─── Information shown ───

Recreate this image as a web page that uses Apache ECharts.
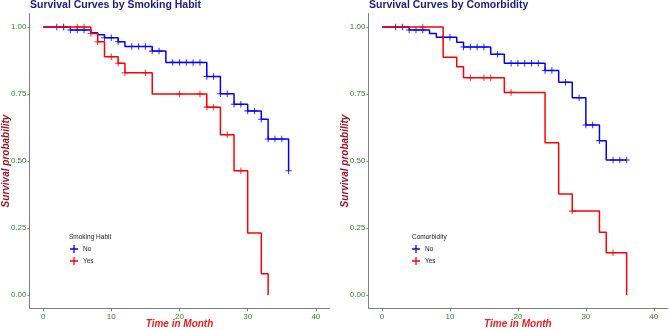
<!DOCTYPE html>
<html>
<head>
<meta charset="utf-8">
<script src="https://cdn.jsdelivr.net/npm/echarts/dist/echarts.min.js"></script>
<style>
  html, body { margin: 0; padding: 0; background: #fff; }
  #chart { width: 669px; height: 330px; }
</style>
</head>
<body>
<div id="chart"></div>
<script>
// Smoking habit panel - step points (time, survival)
var smokeNoTime = [0, 4, 7, 8, 9, 11, 12, 16, 18, 24, 26, 28, 30, 32, 33, 36];
var smokeNoSurv = [1, 0.989, 0.979, 0.971, 0.960, 0.945, 0.927, 0.910, 0.868, 0.815, 0.751, 0.712, 0.687, 0.656, 0.582, 0.464];
var smokeNoCensor = [[2, 1], [3, 1], [4, 0.989], [5, 0.989], [6, 0.989], [9, 0.960], [10, 0.960], [11, 0.945],
  [13, 0.927], [14, 0.927], [15, 0.927], [16, 0.910], [17, 0.910], [19, 0.868], [20, 0.868], [21, 0.868],
  [22, 0.868], [23, 0.868], [24, 0.815], [25, 0.815], [26, 0.751], [27, 0.751], [28, 0.712], [29, 0.712],
  [30, 0.687], [31, 0.687], [32, 0.656], [33, 0.582], [34, 0.582], [35, 0.582], [36, 0.464]];

var smokeYesTime = [0, 7, 8, 9, 11, 12, 16, 24, 26, 28, 30, 32, 33];
var smokeYesSurv = [1, 0.976, 0.945, 0.889, 0.865, 0.829, 0.750, 0.701, 0.598, 0.464, 0.231, 0.079, 0];
var smokeYesCensor = [[3, 1], [5, 1], [6, 1], [7, 0.976], [8, 0.945], [10, 0.889], [11, 0.865], [12, 0.829],
  [15, 0.829], [20, 0.750], [23, 0.750], [24, 0.701], [25, 0.701], [27, 0.598], [29, 0.464]];

// Comorbidity panel
var comorbNoTime = [0, 4, 7, 8, 11, 12, 16, 18, 24, 26, 28, 30, 32, 33, 36];
var comorbNoSurv = [1, 0.989, 0.976, 0.962, 0.943, 0.925, 0.898, 0.865, 0.838, 0.794, 0.736, 0.634, 0.576, 0.504, 0.504];
var comorbNoCensor = [[2, 1], [3, 1], [4, 0.989], [5, 0.989], [6, 0.989], [9, 0.962], [10, 0.962], [12, 0.925],
  [13, 0.925], [14, 0.925], [15, 0.925], [17, 0.898], [19, 0.865], [20, 0.865], [21, 0.865], [22, 0.865],
  [23, 0.865], [24, 0.838], [25, 0.838], [27, 0.794], [29, 0.736], [30, 0.634], [31, 0.634], [32, 0.576],
  [34, 0.504], [35, 0.504], [36, 0.504]];

var comorbYesTime = [0, 9, 11, 12, 18, 24, 26, 28, 32, 33, 36];
var comorbYesSurv = [1, 0.887, 0.852, 0.811, 0.756, 0.568, 0.377, 0.313, 0.234, 0.158, 0];
var comorbYesCensor = [[6, 1], [13, 0.811], [15, 0.811], [16, 0.811], [19, 0.756], [28, 0.313], [34, 0.158]];

var xTicks = [0, 10, 20, 30, 40];
var yTicks = [0, 0.25, 0.5, 0.75, 1];

var font = "Liberation Sans";
var blue = "#0000ff";
var red = "#ff0000";
var plus = "path://M4.2,0H5.8V4.2H10V5.8H5.8V10H4.2V5.8H0V4.2H4.2Z";

function pairs(t, s) {
  var out = [];
  for (var i = 0; i < t.length; i++) out.push([t[i], s[i]]);
  return out;
}

function xAxisFor(i) {
  return {
    gridIndex: i, type: "value", min: -2, max: 42,
    name: "Time in Month", nameLocation: "middle", nameGap: 11, nameMoveOverlap: false,
    nameTextStyle: { color: "#ee1c1c", fontSize: 10, fontWeight: "bold", fontStyle: "italic", fontFamily: font },
    axisLine: { onZero: false, lineStyle: { color: "#7f7f7f", width: 1 } },
    axisTick: { length: 3, customValues: xTicks, lineStyle: { color: "#7f7f7f" } },
    axisLabel: { customValues: xTicks, color: "#2e7d32", fontSize: 8, margin: 4, fontFamily: font },
    splitLine: { show: false }
  };
}

function yAxisFor(i) {
  return {
    gridIndex: i, type: "value", min: -0.05, max: 1.05,
    name: "Survival probability", nameLocation: "middle", nameGap: 18.5, nameMoveOverlap: false,
    nameTextStyle: { color: "#9b1020", fontSize: 10, fontWeight: "bold", fontStyle: "italic", fontFamily: font },
    axisLine: { show: true, onZero: false, lineStyle: { color: "#7f7f7f", width: 1 } },
    axisTick: { show: true, length: 2, customValues: yTicks, lineStyle: { color: "#7f7f7f" } },
    axisLabel: {
      customValues: yTicks, color: "#2e7d32", fontSize: 8, margin: 3, fontFamily: font,
      formatter: function (v) { return v.toFixed(2); }
    },
    splitLine: { show: false }
  };
}

function stepSeries(name, i, t, s, color) {
  return {
    name: name, type: "line", xAxisIndex: i, yAxisIndex: i, step: "end",
    data: pairs(t, s), showSymbol: false, symbol: "none",
    lineStyle: { color: color, width: 1.5 }, itemStyle: { color: color },
    animation: false
  };
}

function censorSeries(name, i, pts, color) {
  return {
    name: name, type: "scatter", xAxisIndex: i, yAxisIndex: i,
    data: pts, symbol: plus, symbolSize: 6.5,
    itemStyle: { color: color }, animation: false
  };
}

function legendFor(left) {
  return {
    data: ["No", "Yes"], orient: "vertical", left: left, top: 240,
    icon: plus, itemWidth: 8, itemHeight: 8, itemGap: 4,
    textStyle: { fontSize: 6.5, color: "#222", fontFamily: font }
  };
}

var chart = echarts.init(document.getElementById("chart"));
var option = {
  backgroundColor: "#fff",
  title: [
    { text: "Survival Curves by Smoking Habit", left: 30, top: 0, padding: 0,
      textStyle: { color: "#1a1a8c", fontSize: 10.5, fontWeight: "bold", fontFamily: font } },
    { text: "Survival Curves by Comorbidity", left: 369, top: 0, padding: 0,
      textStyle: { color: "#1a1a8c", fontSize: 10.5, fontWeight: "bold", fontFamily: font } },
    { text: "Smoking Habit", left: 64, top: 229,
      textStyle: { color: "#222", fontSize: 6.5, fontWeight: "normal", fontFamily: font } },
    { text: "Comorbidity", left: 407, top: 229,
      textStyle: { color: "#222", fontSize: 6.5, fontWeight: "normal", fontFamily: font } }
  ],
  legend: [legendFor(65), legendFor(407)],
  grid: [
    { left: 29.5, top: 13.6, width: 300, height: 294.8, outerBoundsMode: "none", containLabel: false },
    { left: 368.4, top: 13.6, width: 299, height: 294.8, outerBoundsMode: "none", containLabel: false }
  ],
  xAxis: [xAxisFor(0), xAxisFor(1)],
  yAxis: [yAxisFor(0), yAxisFor(1)],
  series: [
    stepSeries("No", 0, smokeNoTime, smokeNoSurv, blue),
    stepSeries("Yes", 0, smokeYesTime, smokeYesSurv, red),
    censorSeries("No censor", 0, smokeNoCensor, blue),
    censorSeries("Yes censor", 0, smokeYesCensor, red),
    stepSeries("No", 1, comorbNoTime, comorbNoSurv, blue),
    stepSeries("Yes", 1, comorbYesTime, comorbYesSurv, red),
    censorSeries("No censor", 1, comorbNoCensor, blue),
    censorSeries("Yes censor", 1, comorbYesCensor, red)
  ]
};
chart.setOption(option);
window.addEventListener("resize", function () { chart.resize(); });
</script>
</body>
</html>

───

# Work to be completed:
Every line should be retyped exactly, with the pictures omitted.

# The result:
Recreate this image as a web page that uses Apache ECharts.
<!DOCTYPE html>
<html>
<head>
<meta charset="utf-8">
<script src="https://cdn.jsdelivr.net/npm/echarts/dist/echarts.min.js"></script>
<style>
  html, body { margin: 0; padding: 0; background: #fff; }
  #chart { width: 669px; height: 330px; }
</style>
</head>
<body>
<div id="chart"></div>
<script>
// Smoking habit panel - step points (time, survival)
var smokeNoTime = [0, 4, 7, 8, 9, 11, 12, 16, 18, 24, 26, 28, 30, 32, 33, 36];
var smokeNoSurv = [1, 0.989, 0.979, 0.971, 0.960, 0.945, 0.927, 0.910, 0.868, 0.815, 0.751, 0.712, 0.687, 0.656, 0.582, 0.464];
var smokeNoCensor = [[2, 1], [3, 1], [4, 0.989], [5, 0.989], [6, 0.989], [9, 0.960], [10, 0.960], [11, 0.945],
  [13, 0.927], [14, 0.927], [15, 0.927], [16, 0.910], [17, 0.910], [19, 0.868], [20, 0.868], [21, 0.868],
  [22, 0.868], [23, 0.868], [24, 0.815], [25, 0.815], [26, 0.751], [27, 0.751], [28, 0.712], [29, 0.712],
  [30, 0.687], [31, 0.687], [32, 0.656], [33, 0.582], [34, 0.582], [35, 0.582], [36, 0.464]];

var smokeYesTime = [0, 7, 8, 9, 11, 12, 16, 24, 26, 28, 30, 32, 33];
var smokeYesSurv = [1, 0.976, 0.945, 0.889, 0.865, 0.829, 0.750, 0.701, 0.598, 0.464, 0.231, 0.079, 0];
var smokeYesCensor = [[3, 1], [5, 1], [6, 1], [7, 0.976], [8, 0.945], [10, 0.889], [11, 0.865], [12, 0.829],
  [15, 0.829], [20, 0.750], [23, 0.750], [24, 0.701], [25, 0.701], [27, 0.598], [29, 0.464]];

// Comorbidity panel
var comorbNoTime = [0, 4, 7, 8, 11, 12, 16, 18, 24, 26, 28, 30, 32, 33, 36];
var comorbNoSurv = [1, 0.989, 0.976, 0.962, 0.943, 0.925, 0.898, 0.865, 0.838, 0.794, 0.736, 0.634, 0.576, 0.504, 0.504];
var comorbNoCensor = [[2, 1], [3, 1], [4, 0.989], [5, 0.989], [6, 0.989], [9, 0.962], [10, 0.962], [12, 0.925],
  [13, 0.925], [14, 0.925], [15, 0.925], [17, 0.898], [19, 0.865], [20, 0.865], [21, 0.865], [22, 0.865],
  [23, 0.865], [24, 0.838], [25, 0.838], [27, 0.794], [29, 0.736], [30, 0.634], [31, 0.634], [32, 0.576],
  [34, 0.504], [35, 0.504], [36, 0.504]];

var comorbYesTime = [0, 9, 11, 12, 18, 24, 26, 28, 32, 33, 36];
var comorbYesSurv = [1, 0.887, 0.852, 0.811, 0.756, 0.568, 0.377, 0.313, 0.234, 0.158, 0];
var comorbYesCensor = [[6, 1], [13, 0.811], [15, 0.811], [16, 0.811], [19, 0.756], [28, 0.313], [34, 0.158]];

var xTicks = [0, 10, 20, 30, 40];
var yTicks = [0, 0.25, 0.5, 0.75, 1];

var font = "Liberation Sans";
var blue = "#0000ff";
var red = "#ff0000";
var plus = "path://M4.2,0H5.8V4.2H10V5.8H5.8V10H4.2V5.8H0V4.2H4.2Z";

function pairs(t, s) {
  var out = [];
  for (var i = 0; i < t.length; i++) out.push([t[i], s[i]]);
  return out;
}

function xAxisFor(i) {
  return {
    gridIndex: i, type: "value", min: -2, max: 42,
    name: "Time in Month", nameLocation: "middle", nameGap: 11, nameMoveOverlap: false,
    nameTextStyle: { color: "#ee1c1c", fontSize: 10, fontWeight: "bold", fontStyle: "italic", fontFamily: font },
    axisLine: { onZero: false, lineStyle: { color: "#7f7f7f", width: 1 } },
    axisTick: { length: 3, customValues: xTicks, lineStyle: { color: "#7f7f7f" } },
    axisLabel: { customValues: xTicks, color: "#2e7d32", fontSize: 8, margin: 4, fontFamily: font },
    splitLine: { show: false }
  };
}

function yAxisFor(i) {
  return {
    gridIndex: i, type: "value", min: -0.05, max: 1.05,
    name: "Survival probability", nameLocation: "middle", nameGap: 18.5, nameMoveOverlap: false,
    nameTextStyle: { color: "#9b1020", fontSize: 10, fontWeight: "bold", fontStyle: "italic", fontFamily: font },
    axisLine: { show: true, onZero: false, lineStyle: { color: "#7f7f7f", width: 1 } },
    axisTick: { show: true, length: 2, customValues: yTicks, lineStyle: { color: "#7f7f7f" } },
    axisLabel: {
      customValues: yTicks, color: "#2e7d32", fontSize: 8, margin: 3, fontFamily: font,
      formatter: function (v) { return v.toFixed(2); }
    },
    splitLine: { show: false }
  };
}

function stepSeries(name, i, t, s, color) {
  return {
    name: name, type: "line", xAxisIndex: i, yAxisIndex: i, step: "end",
    data: pairs(t, s), showSymbol: false, symbol: "none",
    lineStyle: { color: color, width: 1.5 }, itemStyle: { color: color },
    animation: false
  };
}

function censorSeries(name, i, pts, color) {
  return {
    name: name, type: "scatter", xAxisIndex: i, yAxisIndex: i,
    data: pts, symbol: plus, symbolSize: 6.5,
    itemStyle: { color: color }, animation: false
  };
}

function legendFor(left) {
  return {
    data: ["No", "Yes"], orient: "vertical", left: left, top: 240,
    icon: plus, itemWidth: 8, itemHeight: 8, itemGap: 4,
    textStyle: { fontSize: 6.5, color: "#222", fontFamily: font }
  };
}

var chart = echarts.init(document.getElementById("chart"));
var option = {
  backgroundColor: "#fff",
  title: [
    { text: "Survival Curves by Smoking Habit", left: 30, top: 0, padding: 0,
      textStyle: { color: "#1a1a8c", fontSize: 10.5, fontWeight: "bold", fontFamily: font } },
    { text: "Survival Curves by Comorbidity", left: 369, top: 0, padding: 0,
      textStyle: { color: "#1a1a8c", fontSize: 10.5, fontWeight: "bold", fontFamily: font } },
    { text: "Smoking Habit", left: 64, top: 229,
      textStyle: { color: "#222", fontSize: 6.5, fontWeight: "normal", fontFamily: font } },
    { text: "Comorbidity", left: 407, top: 229,
      textStyle: { color: "#222", fontSize: 6.5, fontWeight: "normal", fontFamily: font } }
  ],
  legend: [legendFor(65), legendFor(407)],
  grid: [
    { left: 29.5, top: 13.6, width: 300, height: 294.8, outerBoundsMode: "none", containLabel: false },
    { left: 368.4, top: 13.6, width: 299, height: 294.8, outerBoundsMode: "none", containLabel: false }
  ],
  xAxis: [xAxisFor(0), xAxisFor(1)],
  yAxis: [yAxisFor(0), yAxisFor(1)],
  series: [
    stepSeries("No", 0, smokeNoTime, smokeNoSurv, blue),
    stepSeries("Yes", 0, smokeYesTime, smokeYesSurv, red),
    censorSeries("No censor", 0, smokeNoCensor, blue),
    censorSeries("Yes censor", 0, smokeYesCensor, red),
    stepSeries("No", 1, comorbNoTime, comorbNoSurv, blue),
    stepSeries("Yes", 1, comorbYesTime, comorbYesSurv, red),
    censorSeries("No censor", 1, comorbNoCensor, blue),
    censorSeries("Yes censor", 1, comorbYesCensor, red)
  ]
};
chart.setOption(option);
window.addEventListener("resize", function () { chart.resize(); });
</script>
</body>
</html>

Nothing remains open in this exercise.